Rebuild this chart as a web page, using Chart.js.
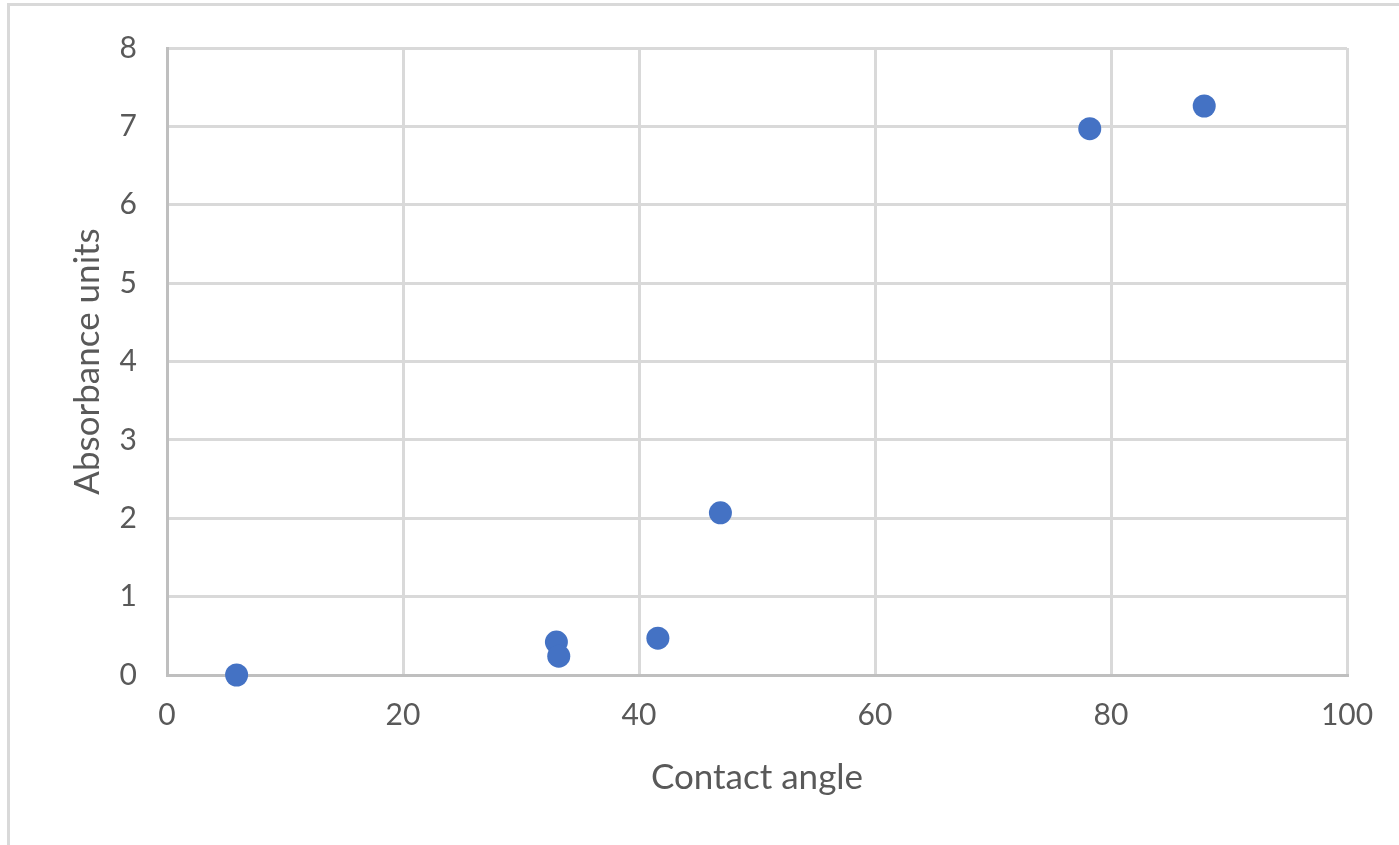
<!DOCTYPE html>
<html>
<head>
<meta charset="utf-8">
<script src="https://cdn.jsdelivr.net/npm/chart.js@4"></script>
<style>
  html, body { margin: 0; padding: 0; background: #ffffff; overflow: hidden; }
  #wrap { position: relative; width: 1399px; height: 845px; }
  #frame { position: absolute; left: 7px; top: 3px; width: 1400px; height: 850px;
           border-left: 3px solid #d9d9d9; border-top: 3px solid #d9d9d9; pointer-events: none; }
  canvas { position: absolute; left: 0; top: 0; }
</style>
</head>
<body>
<div id="wrap">
  <canvas id="chart" width="1399" height="845"></canvas>
  <div id="frame"></div>
</div>
<script>
// Measured samples: contact angle (degrees) vs absorbance
const contactAngle = [5.9, 33.0, 33.2, 41.6, 46.9, 78.2, 87.9];
const absorbance   = [0.0, 0.42, 0.24, 0.47, 2.07, 6.97, 7.26];

const xTitle = 'Contact angle';
const yTitle = 'Absorbance units';

const points = contactAngle.map((x, i) => ({ x: x, y: absorbance[i] }));

const textColor = '#595959';
const gridColor = '#d9d9d9';
const axisColor = '#bfbfbf';
const fontFamily = 'Lato, "Open Sans", sans-serif';

new Chart(document.getElementById('chart'), {
  type: 'scatter',
  data: {
    datasets: [{
      data: points,
      backgroundColor: '#4472c4',
      borderColor: '#4472c4',
      pointRadius: 11.5,
      pointHoverRadius: 11.5,
      borderWidth: 0,
      clip: false
    }]
  },
  options: {
    responsive: false,
    animation: false,
    devicePixelRatio: 1,
    layout: { padding: { top: 48, right: 52, bottom: 0, left: 0 } },
    plugins: { legend: { display: false }, tooltip: { enabled: false } },
    scales: {
      x: {
        type: 'linear',
        min: 0, max: 100,
        ticks: { stepSize: 20, color: textColor, padding: 22, font: { family: fontFamily, size: 30 } },
        grid: { color: gridColor, lineWidth: 3, drawTicks: false },
        border: { color: axisColor, width: 3 },
        title: { display: true, text: xTitle, color: textColor, font: { family: fontFamily, size: 35 }, padding: { top: 46, bottom: 46 } },
        afterFit: (s) => { s.height = 170; }
      },
      y: {
        type: 'linear',
        min: 0, max: 8,
        ticks: { stepSize: 1, color: textColor, padding: 30, font: { family: fontFamily, size: 30 } },
        grid: { color: gridColor, lineWidth: 3, drawTicks: false },
        border: { color: axisColor, width: 3 },
        title: { display: true, text: yTitle, color: textColor, font: { family: fontFamily, size: 35 }, padding: { top: 67, bottom: 67 } },
        afterFit: (s) => { s.width = 167; }
      }
    }
  }
});
</script>
</body>
</html>
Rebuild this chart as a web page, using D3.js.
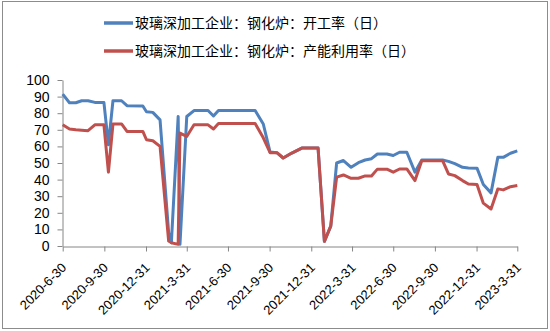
<!DOCTYPE html>
<html>
<head>
<meta charset="utf-8">
<script src="https://cdn.jsdelivr.net/npm/d3@7"></script>
<style>
  html, body { margin: 0; padding: 0; background: #fff; }
  svg { display: block; }
</style>
</head>
<body>
<svg id="chart" width="550" height="331"></svg>
<script>
// Observation dates (vertices of the weekly series)
const dates = [
  "2020-06-30","2020-07-15","2020-07-29","2020-08-11","2020-08-25","2020-09-09",
  "2020-09-29","2020-10-09","2020-10-19","2020-11-07","2020-11-19","2020-12-24",
  "2021-01-01","2021-01-15","2021-01-31","2021-02-19","2021-02-25","2021-03-12",
  "2021-03-16","2021-03-31","2021-04-16","2021-05-17","2021-05-29","2021-06-09",
  "2021-08-29","2021-09-16","2021-10-01","2021-10-16","2021-10-30","2021-11-18",
  "2021-12-10","2022-01-15","2022-01-29","2022-02-12","2022-02-25","2022-03-12",
  "2022-03-29","2022-04-14","2022-04-29","2022-05-13","2022-05-26","2022-06-16",
  "2022-06-30","2022-07-14","2022-07-30","2022-08-17","2022-09-01","2022-10-17",
  "2022-10-30","2022-11-13","2022-11-30","2022-12-13","2023-01-01","2023-01-15",
  "2023-02-01","2023-02-16","2023-02-28","2023-03-16","2023-03-31"
];

// 开工率（日）
const operatingRate = [
  91.5, 86.3, 86.3, 87.5, 87.5, 86.5,
  86.5, 61.0, 87.5, 87.5, 84.5, 84.3,
  80.9, 80.5, 76.0, 8.0, 2.0, 78.0,
  1.0, 78.0, 81.6, 81.6, 78.3, 81.6,
  81.6, 73.5, 56.6, 56.2, 53.0, 56.0,
  59.0, 59.0, 2.8, 12.0, 50.0, 51.5,
  47.4, 50.2, 51.8, 52.6, 55.4, 55.4,
  54.5, 56.5, 56.5, 44.5, 51.8, 51.8,
  51.0, 49.6, 47.4, 47.0, 46.9, 37.0,
  32.0, 53.4, 53.4, 55.9, 57.3
];

// 产能利用率（日）
const capacityUtilization = [
  73.0, 70.5, 70.0, 69.8, 69.5, 73.0,
  73.0, 44.5, 73.5, 73.5, 69.0, 69.0,
  64.0, 63.4, 60.0, 3.0, 2.0, 1.0,
  68.0, 66.0, 73.0, 73.0, 70.5, 73.8,
  73.8, 65.2, 56.2, 56.2, 53.0, 56.0,
  59.0, 59.0, 2.8, 12.0, 41.5, 42.8,
  40.8, 40.8, 42.2, 42.2, 46.3, 46.3,
  44.5, 46.4, 46.4, 39.4, 51.4, 51.4,
  43.4, 42.4, 39.4, 37.3, 37.0, 25.8,
  22.3, 34.4, 33.8, 35.7, 36.5
];

const seriesNames = [
  "玻璃深加工企业：钢化炉：开工率（日）",
  "玻璃深加工企业：钢化炉：产能利用率（日）"
];
const seriesColors = ["#4F81BD", "#C0504D"];

const yTicks = [0, 10, 20, 30, 40, 50, 60, 70, 80, 90, 100];
const xTickDates = [
  "2020-06-30","2020-09-30","2020-12-31","2021-03-31","2021-06-30","2021-09-30",
  "2021-12-31","2022-03-31","2022-06-30","2022-09-30","2022-12-31","2023-03-31"
];
const xTickLabels = [
  "2020-6-30","2020-9-30","2020-12-31","2021-3-31","2021-6-30","2021-9-30",
  "2021-12-31","2022-3-31","2022-6-30","2022-9-30","2022-12-31","2023-3-31"
];

const parse = d3.utcParse("%Y-%m-%d");
const dateValues = dates.map(parse);
const tickValues = xTickDates.map(parse);

const svg = d3.select("#chart");
const axisColor = "#868686";

// outer frame
svg.append("rect")
  .attr("x", 2.5).attr("y", 1.5)
  .attr("width", 545).attr("height", 327)
  .attr("fill", "#fff")
  .attr("stroke", "#8c8c8c")
  .attr("stroke-width", 1);

const x = d3.scaleUtc()
  .domain([tickValues[0], tickValues[tickValues.length - 1]])
  .range([62.7, 517.3]);

const y = d3.scaleLinear()
  .domain([0, 100])
  .range([246, 80]);

// y axis
const yAxis = svg.append("g")
  .attr("transform", "translate(62.5,0)")
  .call(d3.axisLeft(y).tickValues(yTicks).tickSize(5).tickSizeOuter(0).tickPadding(8));
yAxis.select(".domain").attr("stroke", axisColor);
yAxis.selectAll(".tick line").attr("stroke", axisColor);
yAxis.selectAll(".tick text")
  .attr("fill", "#000")
  .style("font-family", "'Liberation Sans', Arial, sans-serif")
  .style("font-size", "14px");

// x axis
const xAxis = svg.append("g")
  .attr("transform", "translate(0,246.5)")
  .call(d3.axisBottom(x).tickValues(tickValues).tickSize(5).tickSizeOuter(0)
    .tickFormat((d, i) => xTickLabels[i]));
xAxis.select(".domain").attr("stroke", axisColor);
xAxis.selectAll(".tick line").attr("stroke", axisColor);
xAxis.selectAll(".tick text")
  .attr("fill", "#000")
  .attr("text-anchor", "end")
  .attr("dy", null)
  .attr("y", null)
  .attr("transform", "translate(4,22) rotate(-45)")
  .style("font-family", "'Liberation Sans', Arial, sans-serif")
  .style("font-size", "13px");

// series lines
const line = d3.line()
  .x((d, i) => x(dateValues[i]))
  .y(d => y(d));

[operatingRate, capacityUtilization].forEach((vals, k) => {
  svg.append("path")
    .datum(vals)
    .attr("fill", "none")
    .attr("stroke", seriesColors[k])
    .attr("stroke-width", 3)
    .attr("stroke-linejoin", "round")
    .attr("d", line);
});

// legend
const legend = svg.append("g");
seriesNames.forEach((name, k) => {
  const ly = 23 + k * 28;
  legend.append("line")
    .attr("x1", 104).attr("x2", 133)
    .attr("y1", ly).attr("y2", ly)
    .attr("stroke", seriesColors[k])
    .attr("stroke-width", 3.5);
  legend.append("text")
    .attr("x", 135).attr("y", ly)
    .attr("dy", "0.36em")
    .style("font-family", "'Noto Sans CJK SC', sans-serif")
    .style("font-size", "14px")
    .attr("fill", "#000")
    .text(name);
});
</script>
</body>
</html>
****************
[Problem] Please return, exactly as written, the lines from the first line of the records above through the line containing "2.07, 6.97, 7.26];", both included, leaving out any pictures.

[Result of the exercise]
Rebuild this chart as a web page, using Chart.js.
<!DOCTYPE html>
<html>
<head>
<meta charset="utf-8">
<script src="https://cdn.jsdelivr.net/npm/chart.js@4"></script>
<style>
  html, body { margin: 0; padding: 0; background: #ffffff; overflow: hidden; }
  #wrap { position: relative; width: 1399px; height: 845px; }
  #frame { position: absolute; left: 7px; top: 3px; width: 1400px; height: 850px;
           border-left: 3px solid #d9d9d9; border-top: 3px solid #d9d9d9; pointer-events: none; }
  canvas { position: absolute; left: 0; top: 0; }
</style>
</head>
<body>
<div id="wrap">
  <canvas id="chart" width="1399" height="845"></canvas>
  <div id="frame"></div>
</div>
<script>
// Measured samples: contact angle (degrees) vs absorbance
const contactAngle = [5.9, 33.0, 33.2, 41.6, 46.9, 78.2, 87.9];
const absorbance   = [0.0, 0.42, 0.24, 0.47, 2.07, 6.97, 7.26];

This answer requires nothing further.